### WRITTEN INSTRUCTION
Give the listing again character for character, but drop the images.

### AVAILABLE DATA
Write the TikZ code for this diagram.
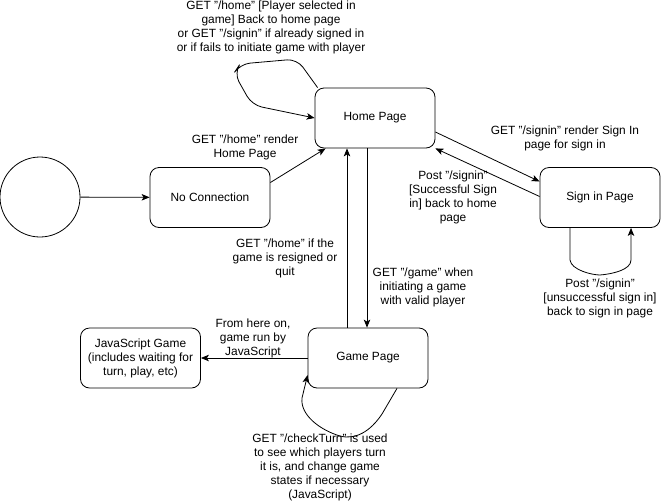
\documentclass[tikz,border=0pt]{standalone}
\usepackage{fontspec}
\setmainfont{Liberation Sans}
\usetikzlibrary{arrows.meta}
\tikzset{
  box/.style={draw, rounded corners=9pt, minimum width=120pt, minimum height=60pt, align=center, inner sep=2pt, line width=0.8pt},
  lbl/.style={align=center, inner sep=0pt},
  arr/.style={-{Stealth[length=8pt,width=6.5pt,inset=2pt]}, line width=0.8pt},
  every node/.style={font=\fontsize{11.9pt}{14pt}\selectfont}
}
\begin{document}
\begin{tikzpicture}[x=1pt,y=-1pt]
\useasboundingbox (0,0) rectangle (671,501);
% nodes
\node[draw, circle, minimum size=80pt, inner sep=0pt, line width=0.8pt] (start) at (40,197) {};
\node[box] (noconn) at (210,197.5) {No Connection};
\node[box] (home) at (375,118) {Home Page};
\node[box] (signin) at (600,197.5) {Sign in Page};
\node[box] (game) at (368,358) {Game Page};
\node[box] (js) at (140.5,358) {JavaScript Game\\(includes waiting for\\turn, play, etc)};
% labels
\node[lbl] (l1) at (271,27) {GET "/home" [Player selected in\\game] Back to home page\\or GET "/signin" if already signed in\\or if fails to initiate game with player};
\node[lbl] (l2) at (245,147.5) {GET "/home" render\\Home Page};
\node[lbl] (l3) at (565,138) {GET "/signin" render Sign In\\page for sign in};
\node[lbl] (l4) at (453,197) {Post "/signin"\\{}[Successful Sign\\in] back to home\\page};
\node[lbl] (l5) at (600,298) {Post "/signin"\\{}[unsuccessful sign in]\\back to sign in page};
\node[lbl] (l6) at (285,258) {GET "/home" if the\\game is resigned or\\quit};
\node[lbl] (l7) at (423,287.5) {GET "/game" when\\initiating a game\\with valid player};
\node[lbl] (l8) at (253,338) {From here on,\\game run by\\JavaScript};
\node[lbl] (l9) at (320,467) {GET "/checkTurn" is used\\to see which players turn\\it is, and change game\\states if necessary\\(JavaScript)};
% connectors
\draw[arr] (start) -- (noconn);
\draw[arr] ([yshift=15pt]noconn.east) -- ([xshift=11pt]home.south west);
\draw[arr, rounded corners=10pt] ([xshift=3pt]home.north west) -- (297,59) -- (240,64) -- (234,73) -- (252,105) -- (home.west);
\draw[arr] ([yshift=-14pt]home.east) -- ([yshift=16pt]signin.west);
\draw[arr] ([yshift=1pt]signin.west) -- (home.south east);
\draw[arr] ([xshift=-30pt]signin.south) -- ++(0,32) .. controls ++(1,10) and (592,275) .. (600,275) .. controls (612,274) and (631,270) .. (631,260) -- ([xshift=31pt]signin.south);
\draw[arr] ([xshift=-8pt]home.south) -- ([xshift=-8pt]home.south |- game.north);
\draw[arr] ([xshift=-21pt]game.north) -- ([xshift=-21pt]game.north |- home.south);
\draw[arr] (game.west) -- (js.east);
\draw[arr] ([xshift=29pt]game.south) -- (382,414) .. controls (370,432) and (355,440) .. (340,436) .. controls (320,430) and (300,415) .. (302,398) -- ([yshift=-17pt]game.west);
\end{tikzpicture}
\end{document}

### RESULT BELOW
Write the TikZ code for this diagram.
\documentclass[tikz,border=0pt]{standalone}
\usepackage{fontspec}
\setmainfont{Liberation Sans}
\usetikzlibrary{arrows.meta}
\tikzset{
  box/.style={draw, rounded corners=9pt, minimum width=120pt, minimum height=60pt, align=center, inner sep=2pt, line width=0.8pt},
  lbl/.style={align=center, inner sep=0pt},
  arr/.style={-{Stealth[length=8pt,width=6.5pt,inset=2pt]}, line width=0.8pt},
  every node/.style={font=\fontsize{11.9pt}{14pt}\selectfont}
}
\begin{document}
\begin{tikzpicture}[x=1pt,y=-1pt]
\useasboundingbox (0,0) rectangle (671,501);
% nodes
\node[draw, circle, minimum size=80pt, inner sep=0pt, line width=0.8pt] (start) at (40,197) {};
\node[box] (noconn) at (210,197.5) {No Connection};
\node[box] (home) at (375,118) {Home Page};
\node[box] (signin) at (600,197.5) {Sign in Page};
\node[box] (game) at (368,358) {Game Page};
\node[box] (js) at (140.5,358) {JavaScript Game\\(includes waiting for\\turn, play, etc)};
% labels
\node[lbl] (l1) at (271,27) {GET "/home" [Player selected in\\game] Back to home page\\or GET "/signin" if already signed in\\or if fails to initiate game with player};
\node[lbl] (l2) at (245,147.5) {GET "/home" render\\Home Page};
\node[lbl] (l3) at (565,138) {GET "/signin" render Sign In\\page for sign in};
\node[lbl] (l4) at (453,197) {Post "/signin"\\{}[Successful Sign\\in] back to home\\page};
\node[lbl] (l5) at (600,298) {Post "/signin"\\{}[unsuccessful sign in]\\back to sign in page};
\node[lbl] (l6) at (285,258) {GET "/home" if the\\game is resigned or\\quit};
\node[lbl] (l7) at (423,287.5) {GET "/game" when\\initiating a game\\with valid player};
\node[lbl] (l8) at (253,338) {From here on,\\game run by\\JavaScript};
\node[lbl] (l9) at (320,467) {GET "/checkTurn" is used\\to see which players turn\\it is, and change game\\states if necessary\\(JavaScript)};
% connectors
\draw[arr] (start) -- (noconn);
\draw[arr] ([yshift=15pt]noconn.east) -- ([xshift=11pt]home.south west);
\draw[arr, rounded corners=10pt] ([xshift=3pt]home.north west) -- (297,59) -- (240,64) -- (234,73) -- (252,105) -- (home.west);
\draw[arr] ([yshift=-14pt]home.east) -- ([yshift=16pt]signin.west);
\draw[arr] ([yshift=1pt]signin.west) -- (home.south east);
\draw[arr] ([xshift=-30pt]signin.south) -- ++(0,32) .. controls ++(1,10) and (592,275) .. (600,275) .. controls (612,274) and (631,270) .. (631,260) -- ([xshift=31pt]signin.south);
\draw[arr] ([xshift=-8pt]home.south) -- ([xshift=-8pt]home.south |- game.north);
\draw[arr] ([xshift=-21pt]game.north) -- ([xshift=-21pt]game.north |- home.south);
\draw[arr] (game.west) -- (js.east);
\draw[arr] ([xshift=29pt]game.south) -- (382,414) .. controls (370,432) and (355,440) .. (340,436) .. controls (320,430) and (300,415) .. (302,398) -- ([yshift=-17pt]game.west);
\end{tikzpicture}
\end{document}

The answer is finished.